Brazil travel guide



Rio Travel Guide

City centre

Rio de Janeiro is the cultural capital of Brazil. Over its nearly 500 years of history, it has been the spring board for all the country's principal cultural exports, and the port of entry for major international art exhibitions or musical events bringing top names from the classical to the contemporary. Rio's architecture embraces churches and buildings dating from the 16th to the 19th centuries, blending with the world renowned designs of the 20th. Rio was home to the Portuguese Imperial family and capital of the country for many years, and was influenced by Portuguese, English and French architecture. Today, these wonderful old buildings contrast with the high rise ultra-modern intelligent structures, in a city that knows how to progress while at the same time preserving its past.

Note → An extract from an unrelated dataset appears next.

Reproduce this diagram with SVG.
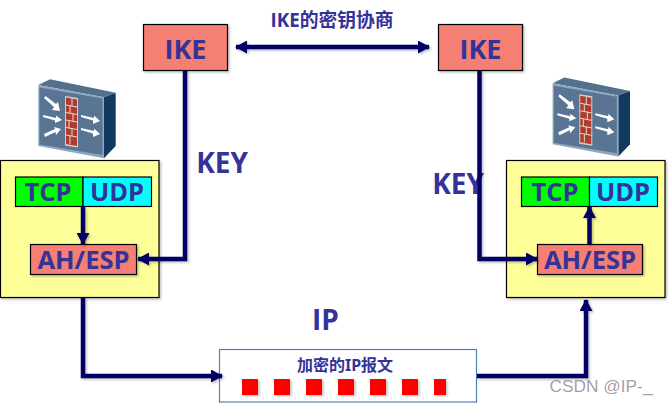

There are more than 50 museums, with collections that help to relate Brazil's 500 year history. They can be found in buildings listed as national historic heritage, or in award-winning buildings, illustrating the creativity of Brazilian architecture. The principal cultural centers, such as the Modern Art Museum, the National Museum of Fine Arts and the Bank of Brazil Cultural Center are geared today to show international exhibits under conditions of safety and conservation identical to the best museums in the world.

In the borough of Santa Teresa, the Montmartre or Soho of Rio, there is a row of houses dating from the start of the 20th century, with around 50 ateliers where more than 80 artists work, and who during the year open their doors to the public to show works of art that vary from the classic to the contemporary. In Lapa, a neighboring borough nearer to the center of town, antique shops live alongside dance halls, both preserving important cultural habits of the city.

In the field of music, Rio is the birthplace of the samba, which has its greatest celebration in February, during Carnival. The parade of the principal Samba Schools is a unique and unforgettable spectacle.

In the South Zone, along the sea front, the city preserves the memory of names such as Tom Jobim and João Gilberto, who wrote the first chords of the Bossa Nova. The greatest names in Brazilian popular music have always gravitated to Rio from all over the country, for various reasons such as the number of clubs offering live music, the fact that the international recording companies set up their head offices here, or because Rio is the home of the greatest TV network in the country.

Nature also has its cultural influence. One has just to visit the Botanical Gardens, with one of the most important collections of plants in the world - or the Tijuca Forest, the green heart of this marvelous city.